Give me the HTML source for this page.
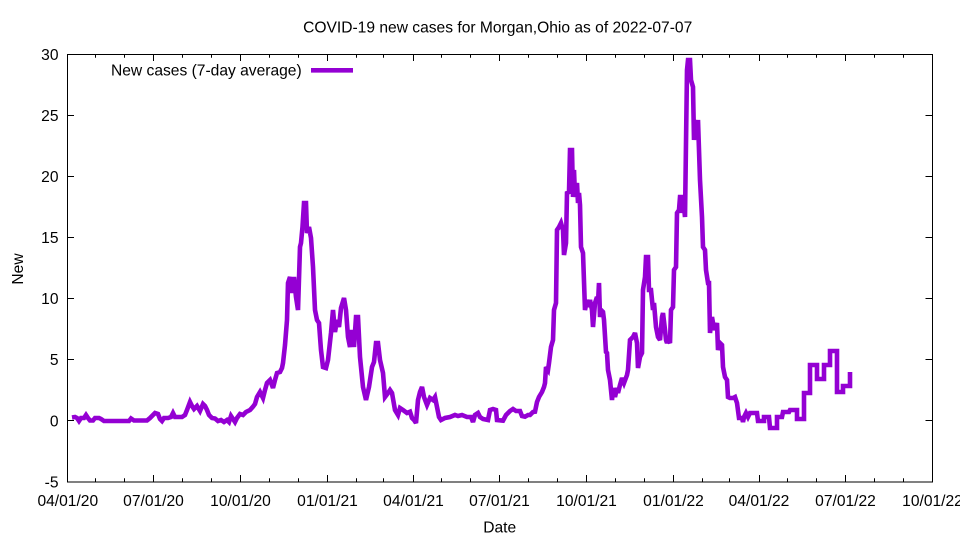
<!DOCTYPE html>
<html>
<head>
<meta charset="utf-8">
<style>
html,body{margin:0;padding:0;background:#fff;}
svg{display:block;}
text{font-family:"Liberation Sans",Arial,sans-serif;fill:#000;}
</style>
</head>
<body>
<svg width="960" height="540" viewBox="0 0 960 540" xmlns="http://www.w3.org/2000/svg">
<rect x="0" y="0" width="960" height="540" fill="#fff"/>

<!-- title -->
<text x="497.7" y="32.7" font-size="15.6" text-anchor="middle">COVID-19 new cases for Morgan,Ohio as of 2022-07-07</text>

<!-- y ticks (left & right) -->
<g stroke="#000" stroke-width="1">
<line x1="67" y1="54.5" x2="74" y2="54.5"/>
<line x1="67" y1="115.5" x2="74" y2="115.5"/>
<line x1="67" y1="176.5" x2="74" y2="176.5"/>
<line x1="67" y1="237.5" x2="74" y2="237.5"/>
<line x1="67" y1="298.5" x2="74" y2="298.5"/>
<line x1="67" y1="359.5" x2="74" y2="359.5"/>
<line x1="67" y1="420.5" x2="74" y2="420.5"/>
<line x1="932.5" y1="54.5" x2="925.5" y2="54.5"/>
<line x1="932.5" y1="115.5" x2="925.5" y2="115.5"/>
<line x1="932.5" y1="176.5" x2="925.5" y2="176.5"/>
<line x1="932.5" y1="237.5" x2="925.5" y2="237.5"/>
<line x1="932.5" y1="298.5" x2="925.5" y2="298.5"/>
<line x1="932.5" y1="359.5" x2="925.5" y2="359.5"/>
<line x1="932.5" y1="420.5" x2="925.5" y2="420.5"/>
</g>

<!-- x ticks: major (bottom & top) -->
<g stroke="#000" stroke-width="1">
<line x1="67.5" y1="482" x2="67.5" y2="475"/>
<line x1="153.5" y1="482" x2="153.5" y2="475"/>
<line x1="240.5" y1="482" x2="240.5" y2="475"/>
<line x1="327.5" y1="482" x2="327.5" y2="475"/>
<line x1="413.5" y1="482" x2="413.5" y2="475"/>
<line x1="499.5" y1="482" x2="499.5" y2="475"/>
<line x1="586.5" y1="482" x2="586.5" y2="475"/>
<line x1="673.5" y1="482" x2="673.5" y2="475"/>
<line x1="759.5" y1="482" x2="759.5" y2="475"/>
<line x1="845.5" y1="482" x2="845.5" y2="475"/>
<line x1="153.5" y1="54" x2="153.5" y2="61"/>
<line x1="240.5" y1="54" x2="240.5" y2="61"/>
<line x1="327.5" y1="54" x2="327.5" y2="61"/>
<line x1="413.5" y1="54" x2="413.5" y2="61"/>
<line x1="499.5" y1="54" x2="499.5" y2="61"/>
<line x1="586.5" y1="54" x2="586.5" y2="61"/>
<line x1="673.5" y1="54" x2="673.5" y2="61"/>
<line x1="759.5" y1="54" x2="759.5" y2="61"/>
<line x1="845.5" y1="54" x2="845.5" y2="61"/>
</g>
<!-- x minor ticks -->
<g stroke="#000" stroke-width="1">
<line x1="95.5" y1="482" x2="95.5" y2="478.3"/><line x1="95.5" y1="54" x2="95.5" y2="57.7"/>
<line x1="124.5" y1="482" x2="124.5" y2="478.3"/><line x1="124.5" y1="54" x2="124.5" y2="57.7"/>
<line x1="182.5" y1="482" x2="182.5" y2="478.3"/><line x1="182.5" y1="54" x2="182.5" y2="57.7"/>
<line x1="211.5" y1="482" x2="211.5" y2="478.3"/><line x1="211.5" y1="54" x2="211.5" y2="57.7"/>
<line x1="269.5" y1="482" x2="269.5" y2="478.3"/><line x1="269.5" y1="54" x2="269.5" y2="57.7"/>
<line x1="298.5" y1="482" x2="298.5" y2="478.3"/><line x1="298.5" y1="54" x2="298.5" y2="57.7"/>
<line x1="356.5" y1="482" x2="356.5" y2="478.3"/><line x1="356.5" y1="54" x2="356.5" y2="57.7"/>
<line x1="383.5" y1="482" x2="383.5" y2="478.3"/><line x1="383.5" y1="54" x2="383.5" y2="57.7"/>
<line x1="441.5" y1="482" x2="441.5" y2="478.3"/><line x1="441.5" y1="54" x2="441.5" y2="57.7"/>
<line x1="470.5" y1="482" x2="470.5" y2="478.3"/><line x1="470.5" y1="54" x2="470.5" y2="57.7"/>
<line x1="528.5" y1="482" x2="528.5" y2="478.3"/><line x1="528.5" y1="54" x2="528.5" y2="57.7"/>
<line x1="557.5" y1="482" x2="557.5" y2="478.3"/><line x1="557.5" y1="54" x2="557.5" y2="57.7"/>
<line x1="615.5" y1="482" x2="615.5" y2="478.3"/><line x1="615.5" y1="54" x2="615.5" y2="57.7"/>
<line x1="644.5" y1="482" x2="644.5" y2="478.3"/><line x1="644.5" y1="54" x2="644.5" y2="57.7"/>
<line x1="702.5" y1="482" x2="702.5" y2="478.3"/><line x1="702.5" y1="54" x2="702.5" y2="57.7"/>
<line x1="729.5" y1="482" x2="729.5" y2="478.3"/><line x1="729.5" y1="54" x2="729.5" y2="57.7"/>
<line x1="787.5" y1="482" x2="787.5" y2="478.3"/><line x1="787.5" y1="54" x2="787.5" y2="57.7"/>
<line x1="816.5" y1="482" x2="816.5" y2="478.3"/><line x1="816.5" y1="54" x2="816.5" y2="57.7"/>
<line x1="874.5" y1="482" x2="874.5" y2="478.3"/><line x1="874.5" y1="54" x2="874.5" y2="57.7"/>
<line x1="903.5" y1="482" x2="903.5" y2="478.3"/><line x1="903.5" y1="54" x2="903.5" y2="57.7"/>
</g>

<!-- frame -->
<rect x="67.5" y="54.5" width="865" height="427.5" fill="none" stroke="#000" stroke-width="1"/>

<!-- y tick labels -->
<g font-size="15.6" text-anchor="end">
<text x="58.5" y="60">30</text>
<text x="58.5" y="121">25</text>
<text x="58.5" y="182">20</text>
<text x="58.5" y="243">15</text>
<text x="58.5" y="304">10</text>
<text x="58.5" y="365">5</text>
<text x="58.5" y="426.5">0</text>
<text x="58.5" y="487.5">-5</text>
</g>

<!-- x tick labels -->
<g font-size="15.6" text-anchor="middle">
<text x="67.8" y="506">04/01/20</text>
<text x="153.5" y="506">07/01/20</text>
<text x="240.5" y="506">10/01/20</text>
<text x="327.5" y="506">01/01/21</text>
<text x="413.5" y="506">04/01/21</text>
<text x="499.5" y="506">07/01/21</text>
<text x="586.5" y="506">10/01/21</text>
<text x="673.5" y="506">01/01/22</text>
<text x="759" y="506">04/01/22</text>
<text x="845.5" y="506">07/01/22</text>
<text x="932.5" y="506">10/01/22</text>
</g>

<!-- axis labels -->
<text x="499.7" y="532.7" font-size="15.6" text-anchor="middle">Date</text>
<text transform="translate(23,269) rotate(-90)" font-size="15.6" text-anchor="middle">New</text>

<!-- legend -->
<text x="301.7" y="75.7" font-size="15.6" text-anchor="end">New cases (7-day average)</text>
<line x1="311" y1="70.3" x2="353" y2="70.3" stroke="#9400D3" stroke-width="4.6"/>

<!-- data -->
<polyline fill="none" stroke="#9400D3" stroke-width="4.6" stroke-linejoin="miter" stroke-miterlimit="3" points="
72,417.5 75,417 77,418 79,421 81,418 84,418 86,415 88,418 90,420.5 93,420.5 95,418 99,418 101,419 104,421 129,421 131,418.5 134,420.5 147,420.5 150,418 153,415 155,413 158,414 160,419 162,421 164,418 168,418 171,417 173,413 175,417 182,417 185,415 187,410 190,402 192,406 194,409 197,406 200,411 203,404 205,406 207,410 209,415 212,418 215,418.5 218,421 221,420 224,422 227,420 229,422 231,416 233,419 235,422 237,418 240,414 243,415 246,412 250,410 253,406.7 255,404 257,397 260,392 263,398 265,390 267,383 270,380 273,388 275,380 277,373 280,372 282,368 283,363 285,345 287,320 288,283 290,277 292,293 294,277 296,297 298,310 300,247 301,243 302.5,227 304,203 306,203 307,233 309,227 311,238 313,267 315,310 317,320 319,323 321,350 323,367 326,368 328,360 331,333 333,310 335,332 337,320 339,327 341,308 344,298 346,310 348,337 350,347 352,330 354,347 356,317 358,317 360,357 363,387 366,400 369,387 372,367 374,362 376,343 378,343 380,360 383,373 385,397 388,393 390,390 392,393 395,410 398,415 400,408 403,410 407,413 410,411.7 412,418 414,420 416,423 418,400 420,392 422,387 424,397 427,405 430,398 433,400 435,397 437,407 439,417 441,420 445,418 450,417 455,415 458,416 462,415 467,417 471,417 473,422 475,415 478,413 480,417 483,419 488,420 490,410 493,409 496,410 497,420 503,420.7 506,415 510,411 513,409 516,411 520,411 522,416 525,416.7 528,415 530,415 533,412 535,411.7 537,402 539,397 542,392 544,387 545,383 546,367 548,370 549,363 551,347 553,340 554,310 556,303 557,230 559,227 561,223 563,230 564,255 566,243 567,193 569,192 570,150 572,150 573,197 574,170 575,197 577,183 578,203 579,193 580,205 581,247 583,253 585,310 587,300 589,307 590,300 592,310 593,327 595,303 597,297 598,303 599,283 600,317 601,310 603,312 604,320 606,352 607,353 608,370 610,380 612,400 613,388 615,397 617,388 618,393 620,385 622,378 624,383 627,375 628,370 630,340 633,337 635,333 637,343 638,368 640,357 642,353 643,290 645,277 646,257 648,257 649,290 651,290 653,310 654,303 656,327 658,337 660,340 662,317 663,313 665,330 666,340 667,343 668,340 670,343 671,310 673,307 674,270 676,267 677,213 679,210 680,197 681,197 682,213 683,197 685,217 686,143 687,70 688,60 690,60 691,80 693,87 694,140 695,120 697,137 698,120 700,180 702,217 703,247 705,250 706,270 708,283 709,283 710,333 712,317 713,323 715,330 717,323 718,350 720,343 722,345 723,367 725,377 727,380 728,397 730,398 733,398 735,397 737,403 739,418 742,418 743,422 744,417 746,413 748,417 750,413 757,413 758,421 764,421 764,417 769,417 770,428 777,428 777,417 782,417 783,412 789,412 790,410 797,410 797,419 804,419 804,393 810,393 810,365 817,365 817,379 824,379 824,365 830,365 830,351 837,351 837,392 843,392 843,386 850,386 850,372"/>
</svg>
</body>
</html>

» SET EXERCISE
The lines from the start of the data through the line that contains "as of 2022-07-07</text>" are to be returned exactly, please, with both ends included and every picture left out.

» COMPLETE ANSWER
Give me the HTML source for this page.
<!DOCTYPE html>
<html>
<head>
<meta charset="utf-8">
<style>
html,body{margin:0;padding:0;background:#fff;}
svg{display:block;}
text{font-family:"Liberation Sans",Arial,sans-serif;fill:#000;}
</style>
</head>
<body>
<svg width="960" height="540" viewBox="0 0 960 540" xmlns="http://www.w3.org/2000/svg">
<rect x="0" y="0" width="960" height="540" fill="#fff"/>

<!-- title -->
<text x="497.7" y="32.7" font-size="15.6" text-anchor="middle">COVID-19 new cases for Morgan,Ohio as of 2022-07-07</text>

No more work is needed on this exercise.